18.9.13

HOTEL KID: Alison

My aim is true
 
 A Alison no le gustaba el cine. Había nacido en la Cataluña de después de la Transición en una familia de la alta burguesía que desayunaba telarañas envueltas en ejemplares amarillentos de La vanguardia. La niña que había sido fue matriculada en un colegio trilingue una eternidad más allá del Raval e invirtió su tiempo entre hípicas, meriendas en jardines privados y cintas originales de Bom Bom Chip! Tenía esa extraña inteligencia impregnada del sufrimiento que venía y no se arrepintió nunca de esconderse detrás de su propia carcajada.

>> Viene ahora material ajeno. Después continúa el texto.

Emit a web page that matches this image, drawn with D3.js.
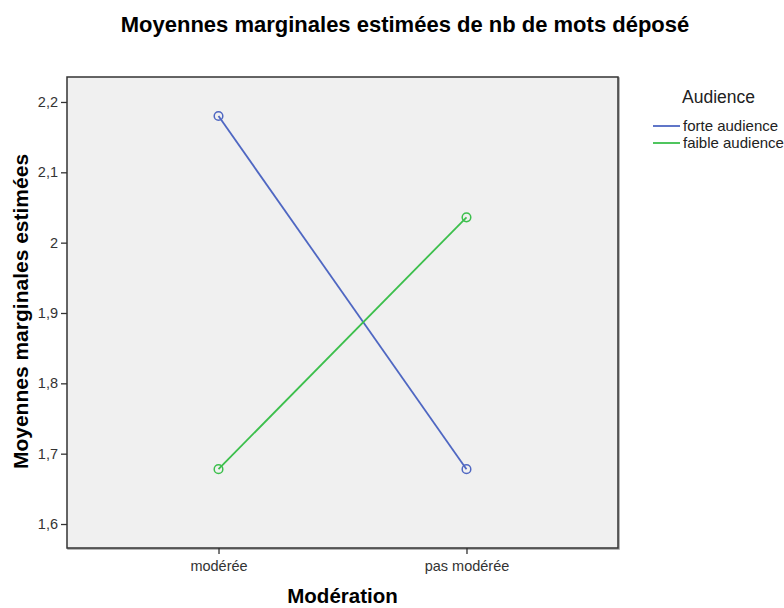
<!DOCTYPE html>
<html>
<head>
<meta charset="utf-8">
<script src="https://cdn.jsdelivr.net/npm/d3@7"></script>
<style>
  body { margin: 0; background: #fff; }
  svg { display: block; font-family: "Liberation Sans", Arial, sans-serif; }
</style>
</head>
<body>
<svg id="chart" width="784" height="608"></svg>
<script>
// data
var categories = ["modérée", "pas modérée"];
var seriesNames = ["forte audience", "faible audience"];
var forteAudience = [2.180, 1.678];
var faibleAudience = [1.678, 2.036];
var yTicks = [1.6, 1.7, 1.8, 1.9, 2.0, 2.1, 2.2];
var colors = ["#4f67c2", "#3cbf4c"];

var series = [forteAudience, faibleAudience];

var svg = d3.select("#chart");
var plot = {left: 67, top: 77, right: 618, bottom: 548};

var x = d3.scalePoint().domain(categories).range([plot.left, plot.right]).padding(0.611);
var y = d3.scaleLinear().domain([1.5659, 2.2355]).range([plot.bottom, plot.top]);

// plot background + frame (soft shadow on right/bottom like SPSS)
svg.append("rect")
  .attr("x", plot.left + 1).attr("y", plot.top + 1)
  .attr("width", plot.right - plot.left).attr("height", plot.bottom - plot.top)
  .attr("fill", "none").attr("stroke", "#a0a0a0").attr("stroke-width", 1.5);
svg.append("rect")
  .attr("x", plot.left).attr("y", plot.top)
  .attr("width", plot.right - plot.left).attr("height", plot.bottom - plot.top)
  .attr("fill", "#f0f0f0").attr("stroke", "#333").attr("stroke-width", 1.5);

// axes
var fmt = function(d) { return d3.format("~g")(d).replace(".", ","); };

var yAxis = svg.append("g")
  .attr("transform", "translate(" + plot.left + ",0)")
  .call(d3.axisLeft(y).tickValues(yTicks).tickFormat(fmt).tickSize(6).tickSizeOuter(0).tickPadding(3));
yAxis.select(".domain").remove();

var xAxis = svg.append("g")
  .attr("transform", "translate(0," + plot.bottom + ")")
  .call(d3.axisBottom(x).tickSize(6).tickSizeOuter(0).tickPadding(7));
xAxis.select(".domain").remove();

svg.selectAll(".tick line").attr("stroke", "#333").attr("stroke-width", 1.3);
svg.selectAll(".tick text")
  .attr("fill", "#333")
  .style("font-size", "14.5px")
  .style("font-family", "'Liberation Sans', Arial, sans-serif");

// lines + markers
var line = d3.line()
  .x(function(d, i) { return x(categories[i]); })
  .y(function(d) { return y(d); });

series.forEach(function(s, k) {
  svg.append("path")
    .datum(s)
    .attr("d", line)
    .attr("fill", "none")
    .attr("stroke", colors[k])
    .attr("stroke-width", 1.8);
  svg.selectAll(".pt" + k)
    .data(s)
    .enter().append("circle")
    .attr("class", "pt" + k)
    .attr("cx", function(d, i) { return x(categories[i]); })
    .attr("cy", function(d) { return y(d); })
    .attr("r", 4.3)
    .attr("fill", "none")
    .attr("stroke", colors[k])
    .attr("stroke-width", 1.5);
});

// titles
svg.append("text")
  .attr("x", 405).attr("y", 32)
  .attr("text-anchor", "middle")
  .style("font-size", "22px").style("font-weight", "bold")
  .text("Moyennes marginales estimées de nb de mots déposé");

svg.append("text")
  .attr("transform", "translate(28," + ((plot.top + plot.bottom) / 2 - 1) + ") rotate(-90)")
  .attr("text-anchor", "middle")
  .style("font-size", "21px").style("font-weight", "bold")
  .text("Moyennes marginales estimées");

svg.append("text")
  .attr("x", (plot.left + plot.right) / 2).attr("y", 603)
  .attr("text-anchor", "middle")
  .style("font-size", "20.5px").style("font-weight", "bold")
  .text("Modération");

// legend
var legend = svg.append("g").attr("transform", "translate(653,0)");
legend.append("text")
  .attr("x", 29).attr("y", 103)
  .attr("fill", "#222")
  .style("font-size", "17.5px")
  .text("Audience");

seriesNames.forEach(function(name, k) {
  var ly = 126 + k * 17;
  legend.append("line")
    .attr("x1", 0).attr("x2", 27)
    .attr("y1", ly).attr("y2", ly)
    .attr("stroke", colors[k]).attr("stroke-width", 1.8);
  legend.append("text")
    .attr("x", 30).attr("y", ly + 5)
    .attr("fill", "#222")
    .style("font-size", "15px")
    .text(name);
});
</script>
</body>
</html>
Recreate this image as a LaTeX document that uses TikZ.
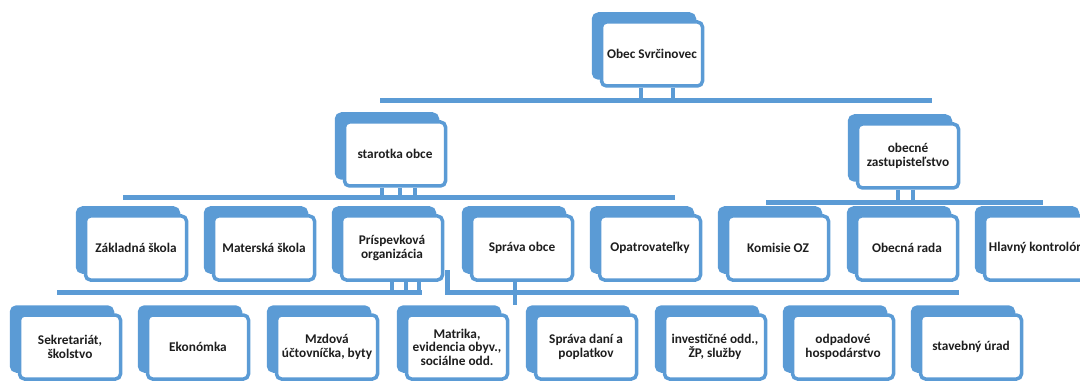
\documentclass[tikz,border=0pt]{standalone}
\usepackage{fontspec}
\setmainfont{Carlito}
\usepackage{tikz}
\usetikzlibrary{shadows}
\definecolor{orgblue}{RGB}{91,155,213}
\definecolor{orgtext}{RGB}{30,30,30}

\tikzset{
  unit/.style={draw=orgblue, line width=3.5pt, fill=white, rounded corners=5pt,
    minimum width=101pt, minimum height=64pt, inner sep=1pt, align=center,
    text=orgtext, font=\fontsize{13.3}{13.5}\selectfont\bfseries,
    copy shadow={shadow xshift=-8pt, shadow yshift=8pt, fill=orgblue, draw=orgblue}},
  bus/.style={draw=orgblue, line width=5pt},
  stem/.style={draw=orgblue, line width=4pt}
}

\begin{document}
\begin{tikzpicture}[x=1pt,y=-1pt]
\clip (0,0) rectangle (1080,385);

% obec, starostka, zastupitelstvo
\node[unit] (obec) at (652,54) {Obec Svrčinovec};
\node[unit] (starotka) at (395,154) {starotka obce};
\node[unit] (zastup) at (908,156) {obecné\\zastupisteľstvo};

% second row
\node[unit] (zakladna) at (136,248) {Základná škola};
\node[unit] (materska) at (264,248) {Materská škola};
\node[unit] (prisp) at (392,248) {Príspevková\\organizácia};
\node[unit] (sprava) at (522,248) {Správa obce};
\node[unit] (opatr) at (650,248) {Opatrovateľky};
\node[unit] (komisie) at (778,248) {Komisie OZ};
\node[unit] (rada) at (907,248) {Obecná rada};
\node[unit] (kontrolor) at (1035,248) {Hlavný kontrolór};

% third row
\node[unit] (sekretariat) at (70,347) {Sekretariát,\\školstvo};
\node[unit] (ekonomka) at (198,347) {Ekonómka};
\node[unit] (mzdova) at (327,347) {Mzdová\\účtovníčka, byty};
\node[unit] (matrika) at (457,347) {Matrika,\\evidencia obyv.,\\sociálne odd.};
\node[unit] (dane) at (586,347) {Správa daní a\\poplatkov};
\node[unit] (invest) at (715,347) {investičné odd.,\\ŽP, služby};
\node[unit] (odpad) at (843,347) {odpadové\\hospodárstvo};
\node[unit] (stavebny) at (971,347) {stavebný úrad};

% buses
\coordinate (topL) at (380,101);
\coordinate (topR) at (932,101);
\coordinate (staL) at (123,198);
\coordinate (staR) at (675,198);
\coordinate (zasL) at (766,203);
\coordinate (zasR) at (1043,203);
\coordinate (priL) at (57,292);
\coordinate (priR) at (422,292);
\coordinate (sprK) at (447,270);
\coordinate (sprR) at (959,292);
\coordinate (sprE) at (515,305);

\draw[bus] (topL) -- (topR);
\draw[bus] (staL) -- (staR);
\draw[bus] (zasL) -- (zasR);
\draw[bus] (priL) -- (priR);
\draw[bus] (sprK) |- (sprR);

% stems
\foreach \dx in {-11,21}
  \draw[stem] ([xshift=\dx pt]obec.south) -- ([xshift=\dx pt]obec.south |- topL);
\foreach \dx in {-13,5,20}
  \draw[stem] ([xshift=\dx pt]starotka.south) -- ([xshift=\dx pt]starotka.south |- staL);
\foreach \dx in {-10,5}
  \draw[stem] ([xshift=\dx pt]zastup.south) -- ([xshift=\dx pt]zastup.south |- zasL);
\foreach \dx in {0,14,27}
  \draw[stem] ([xshift=\dx pt]prisp.south) -- ([xshift=\dx pt]prisp.south |- priL);
\draw[stem] (sprava.south -| sprE) -- (sprE);

\end{tikzpicture}
\end{document}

    La conocí en una cena con el colectivo latino de Los Ángeles a mediados de Marzo que dieron en un asador cerca de Vine. Era la única que fumaba del grupo, y a mi me gustó desde el principio porque era morena, llevaba flequillo y tenía una ligera diastema que me recordaba a la Anna Paquin de Margaret, pero con acento catalán y una enorme promiscuidad verbal. Me contó que no le gustaba el cine, pero que curraba para una multinacional con sede en Miami llevándose de gira a las futuras promesas del Indie latino, lo que a mí me pareció contradictorio y hasta ridículo. Los conocía a todos. Había alojado en hoteles de semilujo a Angustia y Boina, a la cantautora valenciana Turian Red, a las promesas del capital hipster que sacaban vinilos que, en el fondo, no compraba nadie o casi nadie. Sospeché -siempre me gustó leer entre las líneas de la lencería ajena- que había compartido cama y desayuno con un par de bajistas barbudos con camisa a cuadros y automáticamente sentí una suerte de camaradería de extrarradio, camaradería de niño pobre que tenía menos dinero para pasar el mes de lo que costaban sus complementos de plástico. Con Alison la amistad era una lucha de clases en la que siempre salía perdiendo.

    Llevaba -y compartía- un extenso inventario de hombres que habían tenido la sacrosanta costumbre de defraudarla. Nunca me lo contó, pero yo sabía que tenía una carpeta oculta en el Ipod con canciones incómodas, temazos de dientes afilados que se aferraban a su pelo y retumbaban en la parte de atrás de sus ojos. Por aquel entonces andaba liada con dos compañeros de la empresa, fijos-discontinuos, tipos con los que se marchaba a esquiar y a pasar las navidades, y desde Suiza me mandaba postales garabateadas llenas de discos que tenía que escuchar y de malos tragos, confidencias a la vista de cualquier cartero sin apenas frases subordinadas y con unas intuiciones de tormenta en los márgenes. Creo que no era feliz, pero se aferraba a la música y el día que yo le regalé un DVD de Jules et Jim me miró como si estuviera loco, o como si hubiera profanado una regla tácita entre los dos: Nada de cine, Aarón, y después chasqueaba la lengua, me sisaba un Pall Mall arrugado y se marchaba a la oficina. Alison crucificaba minutos y miradas desde el piso veintidos, estática junto a la máquina de agua y llenando sus intervenciones en las reuniones de adjetivos como Terrific! Outstanding! Inspiring!

    En la intimidad, a partir del cuarto trago, simplemente repetía una y otra vez su frase favorita. No sé que voy a hacer con mi vida, tío. No sé que voy a hacer. Luego me ponía el acústico de Everything but the girl y se quedaba mirando hacia la nada, escuchando en bucle su canción homónima. Estaban pasando los años y Alison lo sabía. Las viejas promesas del Indie eran glorias consagradas que anunciaban pepsi para los exiliados cubanos o se habían convertido en juguetes rotos, un día incluso me confesó que se había descubierto escuchando a Barbara Streisand en el Spotify y en aquel momento supo que ya no era joven. Esas cosas no se saben hasta que se saben.

    Pero vaya si se saben.

    No sé qué habrá sido de Alison. Me contaron que se había teñido el pelo, que se había operado la diastema, que se había apuntado a cursos de cocina para adultos. Me contaron que había vuelto a Barcelona, me contaron que estaba pensando en hacerse un doctorado, me contaron que había opositado para diplomática, me contaron tantas cosas que al final Alison se convirtió en una sombra detrás del último cassette que me copié de Elvis Costello, una palabra en un idioma extranjero que los amigos pronunciaban siempre después de las dos de la madrugada, un agujero negro en mitad de la memoria que me miraba fijamente. Nunca supe cómo era el gesto de una mujer con diastema al llegar al orgasmo, y ese tipo de cosas son las que me impiden convertirme en una máquina autómata de producir cosas.

     Por otra parte -ahora que casi friso los treinta ya puedo confesarlo- nunca soporté a las mujeres que querían ser la Catherine de Jules et Jim. Nunca soporté a la Catherine de Jules et Jim. Pero esa, ya lo saben, es otra historia.